Are you talking about combining the wireless signal from two wireless Routers, if so you can't do that.


----------



## kobaj

User0one said:


> And that doesn't create another network? not sure what you mean
> 
> Are you talking about combining the wireless signal from two wireless Routers, if so you can't do that.



Learn your facts.

Learn DDWRT.

It can be done, very easily.

To FXB, Your secondary Belkin router might have the option to act as a access point, if so enable that (should be a setting on your control panel 192.168.2.1). If it does not have that option, your router doesn't have support for DDWRT, so in order to extend your wireless network you'll need to do the following. Get a dedicated access point. Or get a router (or two) that /does/ support DDWRT. 

You need to stop using Belkin, their equipment is rubbish.


----------



## FXB

kobaj said:


> Learn your facts.
> 
> Learn DDWRT.
> 
> It can be done, very easily.
> 
> To FXB, Your secondary Belkin router might have the option to act as a access point, if so enable that (should be a setting on your control panel 192.168.2.1). If it does not have that option, your router doesn't have support for DDWRT, so in order to extend your wireless network you'll need to do the following. Get a dedicated access point. Or get a router (or two) that /does/ support DDWRT.
> 
> You need to stop using Belkin, their equipment is rubbish.



I'll give it a try and report back.  What's so wrong with Belkin?


----------



## FXB

kobaj said:


> To FXB, Your secondary Belkin router might have the option to act as a access point, if so enable that (should be a setting on your control panel 192.168.2.1). If it does not have that option, your router doesn't have support for DDWRT, so in order to extend your wireless network you'll need to do the following. Get a dedicated access point. Or get a router (or two) that /does/ support DDWRT.
> 
> You need to stop using Belkin, their equipment is rubbish.

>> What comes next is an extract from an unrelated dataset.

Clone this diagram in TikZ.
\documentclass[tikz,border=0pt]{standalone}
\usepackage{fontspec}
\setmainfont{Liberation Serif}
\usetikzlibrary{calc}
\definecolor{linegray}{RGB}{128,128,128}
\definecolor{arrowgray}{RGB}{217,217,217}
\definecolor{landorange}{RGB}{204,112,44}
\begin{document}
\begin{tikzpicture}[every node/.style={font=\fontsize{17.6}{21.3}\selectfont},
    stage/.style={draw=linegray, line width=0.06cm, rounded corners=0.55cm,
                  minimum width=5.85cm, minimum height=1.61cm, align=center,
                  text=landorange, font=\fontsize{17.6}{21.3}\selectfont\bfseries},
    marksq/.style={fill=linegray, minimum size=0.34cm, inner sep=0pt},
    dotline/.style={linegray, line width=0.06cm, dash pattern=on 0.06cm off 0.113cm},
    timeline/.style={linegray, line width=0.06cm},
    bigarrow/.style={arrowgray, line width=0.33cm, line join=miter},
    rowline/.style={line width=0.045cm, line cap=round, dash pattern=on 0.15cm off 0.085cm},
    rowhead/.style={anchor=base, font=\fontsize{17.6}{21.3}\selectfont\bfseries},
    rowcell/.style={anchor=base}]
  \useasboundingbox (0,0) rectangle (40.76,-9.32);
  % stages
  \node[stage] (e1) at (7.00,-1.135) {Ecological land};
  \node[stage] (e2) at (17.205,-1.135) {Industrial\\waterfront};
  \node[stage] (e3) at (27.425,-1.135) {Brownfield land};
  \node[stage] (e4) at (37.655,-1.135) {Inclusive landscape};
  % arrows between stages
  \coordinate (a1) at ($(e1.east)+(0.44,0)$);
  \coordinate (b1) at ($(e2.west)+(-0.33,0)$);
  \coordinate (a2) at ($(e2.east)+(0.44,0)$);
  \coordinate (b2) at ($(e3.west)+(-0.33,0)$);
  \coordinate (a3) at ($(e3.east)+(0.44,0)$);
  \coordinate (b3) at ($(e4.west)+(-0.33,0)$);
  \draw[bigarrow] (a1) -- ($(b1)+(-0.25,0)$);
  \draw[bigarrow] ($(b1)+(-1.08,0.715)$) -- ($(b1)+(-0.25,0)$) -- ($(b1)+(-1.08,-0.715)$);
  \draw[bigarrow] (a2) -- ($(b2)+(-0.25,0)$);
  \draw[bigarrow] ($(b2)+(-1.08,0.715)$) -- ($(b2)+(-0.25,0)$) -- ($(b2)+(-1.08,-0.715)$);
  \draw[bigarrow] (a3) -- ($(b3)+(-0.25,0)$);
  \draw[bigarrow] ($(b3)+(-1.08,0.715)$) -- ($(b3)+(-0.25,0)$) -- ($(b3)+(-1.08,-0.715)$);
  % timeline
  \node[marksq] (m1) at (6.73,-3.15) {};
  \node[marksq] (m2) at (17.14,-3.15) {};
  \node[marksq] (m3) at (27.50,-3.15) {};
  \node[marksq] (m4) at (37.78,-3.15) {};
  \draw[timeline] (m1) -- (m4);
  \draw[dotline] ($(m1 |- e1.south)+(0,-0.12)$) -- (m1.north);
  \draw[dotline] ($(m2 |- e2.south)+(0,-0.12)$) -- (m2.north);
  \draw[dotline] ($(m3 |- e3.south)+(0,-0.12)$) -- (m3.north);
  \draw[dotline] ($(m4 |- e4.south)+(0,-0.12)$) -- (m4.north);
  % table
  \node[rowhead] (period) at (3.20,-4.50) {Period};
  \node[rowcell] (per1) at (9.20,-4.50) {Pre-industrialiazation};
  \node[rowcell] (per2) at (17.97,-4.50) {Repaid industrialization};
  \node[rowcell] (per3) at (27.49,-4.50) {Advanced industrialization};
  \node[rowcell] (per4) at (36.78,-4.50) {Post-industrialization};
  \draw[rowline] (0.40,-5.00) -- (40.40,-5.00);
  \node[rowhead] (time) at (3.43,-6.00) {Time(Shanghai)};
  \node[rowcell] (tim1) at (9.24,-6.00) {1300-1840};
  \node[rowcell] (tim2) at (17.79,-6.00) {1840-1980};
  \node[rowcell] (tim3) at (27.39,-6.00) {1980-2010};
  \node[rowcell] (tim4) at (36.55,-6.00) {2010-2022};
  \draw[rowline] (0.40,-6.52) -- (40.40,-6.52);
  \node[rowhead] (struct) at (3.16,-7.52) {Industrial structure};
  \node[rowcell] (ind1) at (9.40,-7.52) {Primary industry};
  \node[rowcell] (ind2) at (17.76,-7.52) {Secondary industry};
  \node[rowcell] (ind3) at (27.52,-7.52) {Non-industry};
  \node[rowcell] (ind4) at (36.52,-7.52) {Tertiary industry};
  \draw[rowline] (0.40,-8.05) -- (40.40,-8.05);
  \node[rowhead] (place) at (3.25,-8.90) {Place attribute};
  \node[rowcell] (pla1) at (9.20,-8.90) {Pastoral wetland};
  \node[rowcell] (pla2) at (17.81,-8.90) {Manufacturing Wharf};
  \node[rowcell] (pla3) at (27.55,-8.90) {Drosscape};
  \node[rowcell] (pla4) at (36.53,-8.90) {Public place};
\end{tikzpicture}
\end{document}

Apparently my Belkin F5D8233-4v3 does support DDWRT. I'm not sure which control panel to access now that I have 2 routers on my network.


----------



## FXB

How do I access my secondary router with CMD?  The N600 DB (main router) has ip address 192.168.2.1

What would be the address for the other router?


----------



## kobaj

FXB said:


> How do I access my secondary router with CMD?  The N600 DB (main router) has ip address 192.168.2.1
> 
> What would be the address for the other router?



I'm a bit confused on what you mean but I'll try to help. 

DDWRT by default is 192.168.1.1

If you have two routers on the network with the same address (say 192.168.2.1) you'll have to unplug one of them (call it A), so that you can then change the address of (B). With DDWRT its Setup > Network Setup > Router IP > Local IP Address. Set it to something (192.168.2.2) Then you can plug back in A. 

To access A, you would go to 192.168.2.1.
To access B, you would go to 192.168.2.2. (or whatever you set it to, of course).


----------



## turbodiesel

you can get something a bit like this 






it is basically a homeplug/powerline with a wireless acess point built in it is a lot easier to use then DD-WRT


----------